More than half of American households have some investment in the stock market. With so much uncertainty and inflation in the world, it’s no wonder most seek additional sources of income. Relying on a 9-5 isn’t cutting it anymore.
With so many stocks and assets to choose from, it can be difficult to know what to invest in. Markets will behave wildly different than the next. Knowing how to diversify your investments will set you up for success.
If you’re not sure where to start with portfolio diversification, we’re here to help. Read our guide below to get started.
What Does It Mean to Diversify Your Portfolio?
A diversified portfolio means that you incorporate different asset classes. This helps to diminish the risk of your portfolio since one asset or asset’s class’ performance won’t affect the whole portfolio.
You can diversify your investments in 2 ways—across different asset classes and within the same asset classes.
Diversifying investments across multiple asset classes you’ll be investing in stocks, bonds, real estate, cryptocurrency, etc.
Diversifying investments within a single asset across classes means making many investments of a certain asset (such as stocks). For example, you would buy stock from multiple companies of different sizes and sectors as opposed to buying stock from a single company.

Why It’s Important to Diversify Your Investments
The main reason why it’s important to diversify your investments is that you don’t want to put all your eggs in one basket. Let’s say you invest in one company or a handful of companies. If that company suffers or goes bankrupt, your investments will too.
You don’t want your portfolio to be tied to a single company or asset class. When you diversify your investments, if one of your portfolios is “in the red” it won’t mean the entire portfolio is “in the red”.

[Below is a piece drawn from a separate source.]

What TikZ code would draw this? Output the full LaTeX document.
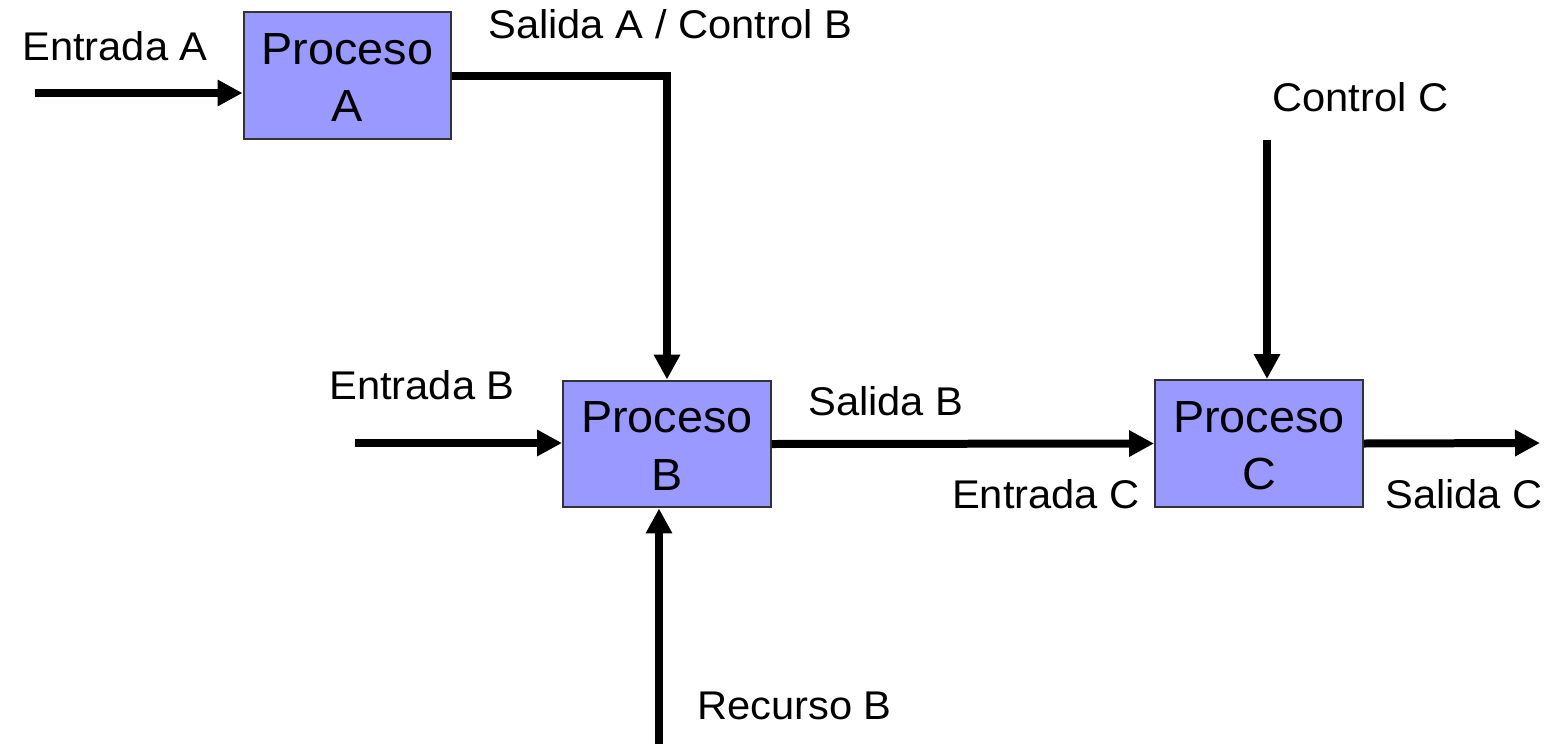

Different assets come with different risk levels. Stocks are known to be riskier investments but have historically higher returns than cash or bonds do. While bonds won’t produce the same returns as stocks, you can hedge the risk of your portfolio when you make investments with them.
How Diversified Should Your Portfolio Be?
Portfolio diversification is different for everyone. There is no magic number or one size fits all.
What you want is for your investments to not correlate with another part of your portfolio. Some examples would be an investment in companies across different stock market sectors, investing in different sized companies (large-cap, mid-cap, small-cap), and investing in domestic and international stocks.